• **PROBLEM STATEMENT**: Exactly retype the lines from the top of the data through the line containing "return (B - y) / (B - T)", leaving out every picture.

• **DATA**:

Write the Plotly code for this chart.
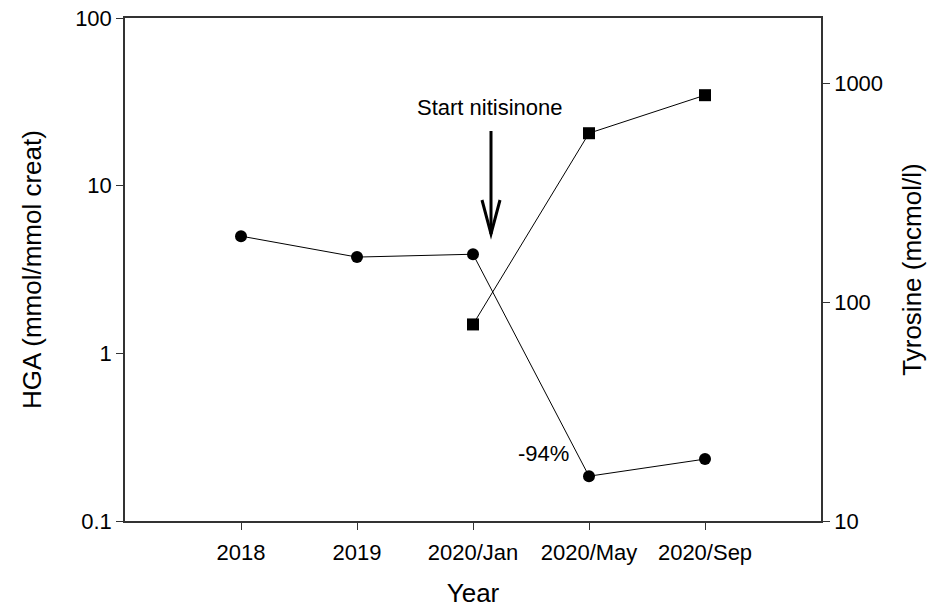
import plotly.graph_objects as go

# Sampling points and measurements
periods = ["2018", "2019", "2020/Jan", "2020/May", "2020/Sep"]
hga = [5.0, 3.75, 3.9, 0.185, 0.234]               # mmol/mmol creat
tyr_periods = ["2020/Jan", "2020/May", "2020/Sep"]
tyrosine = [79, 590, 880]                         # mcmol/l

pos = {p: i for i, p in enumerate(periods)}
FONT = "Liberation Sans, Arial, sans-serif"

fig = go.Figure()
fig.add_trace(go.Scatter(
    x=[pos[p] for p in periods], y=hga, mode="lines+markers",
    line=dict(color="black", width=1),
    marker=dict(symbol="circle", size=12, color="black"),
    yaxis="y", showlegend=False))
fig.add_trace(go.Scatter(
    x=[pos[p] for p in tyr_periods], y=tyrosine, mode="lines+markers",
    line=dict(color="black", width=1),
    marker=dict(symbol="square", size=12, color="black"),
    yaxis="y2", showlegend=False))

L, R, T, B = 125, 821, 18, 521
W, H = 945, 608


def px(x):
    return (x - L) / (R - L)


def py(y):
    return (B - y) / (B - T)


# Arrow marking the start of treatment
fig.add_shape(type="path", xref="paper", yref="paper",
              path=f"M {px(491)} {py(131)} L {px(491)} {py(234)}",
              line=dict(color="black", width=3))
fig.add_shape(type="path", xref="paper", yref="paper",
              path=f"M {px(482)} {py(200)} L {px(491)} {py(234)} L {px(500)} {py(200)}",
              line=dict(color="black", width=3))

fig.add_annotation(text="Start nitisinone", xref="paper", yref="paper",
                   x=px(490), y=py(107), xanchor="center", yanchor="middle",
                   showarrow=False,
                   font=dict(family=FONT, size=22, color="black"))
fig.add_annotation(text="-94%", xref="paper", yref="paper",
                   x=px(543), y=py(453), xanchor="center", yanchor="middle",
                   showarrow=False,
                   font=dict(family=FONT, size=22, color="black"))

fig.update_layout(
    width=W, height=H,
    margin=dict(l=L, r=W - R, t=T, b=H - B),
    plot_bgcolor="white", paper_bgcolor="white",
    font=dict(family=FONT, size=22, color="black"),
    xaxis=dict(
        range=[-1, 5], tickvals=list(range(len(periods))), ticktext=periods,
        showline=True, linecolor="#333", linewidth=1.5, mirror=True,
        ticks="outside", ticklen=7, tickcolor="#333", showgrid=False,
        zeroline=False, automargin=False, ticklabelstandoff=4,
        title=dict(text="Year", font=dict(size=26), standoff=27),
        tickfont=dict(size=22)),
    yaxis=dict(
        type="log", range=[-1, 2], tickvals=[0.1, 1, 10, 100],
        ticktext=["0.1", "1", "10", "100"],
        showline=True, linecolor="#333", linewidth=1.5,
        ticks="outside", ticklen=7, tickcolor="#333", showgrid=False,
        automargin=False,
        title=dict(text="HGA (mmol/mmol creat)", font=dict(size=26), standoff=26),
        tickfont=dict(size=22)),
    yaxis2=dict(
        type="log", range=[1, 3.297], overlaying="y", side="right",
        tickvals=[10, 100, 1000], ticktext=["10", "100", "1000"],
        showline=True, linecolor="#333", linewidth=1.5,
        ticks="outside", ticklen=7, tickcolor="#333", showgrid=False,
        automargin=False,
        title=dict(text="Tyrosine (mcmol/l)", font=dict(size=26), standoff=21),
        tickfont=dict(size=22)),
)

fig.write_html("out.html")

• **OUTPUT FOR THIS TASK**:
Write the Plotly code for this chart.
import plotly.graph_objects as go

# Sampling points and measurements
periods = ["2018", "2019", "2020/Jan", "2020/May", "2020/Sep"]
hga = [5.0, 3.75, 3.9, 0.185, 0.234]               # mmol/mmol creat
tyr_periods = ["2020/Jan", "2020/May", "2020/Sep"]
tyrosine = [79, 590, 880]                         # mcmol/l

pos = {p: i for i, p in enumerate(periods)}
FONT = "Liberation Sans, Arial, sans-serif"

fig = go.Figure()
fig.add_trace(go.Scatter(
    x=[pos[p] for p in periods], y=hga, mode="lines+markers",
    line=dict(color="black", width=1),
    marker=dict(symbol="circle", size=12, color="black"),
    yaxis="y", showlegend=False))
fig.add_trace(go.Scatter(
    x=[pos[p] for p in tyr_periods], y=tyrosine, mode="lines+markers",
    line=dict(color="black", width=1),
    marker=dict(symbol="square", size=12, color="black"),
    yaxis="y2", showlegend=False))

L, R, T, B = 125, 821, 18, 521
W, H = 945, 608


def px(x):
    return (x - L) / (R - L)


def py(y):
    return (B - y) / (B - T)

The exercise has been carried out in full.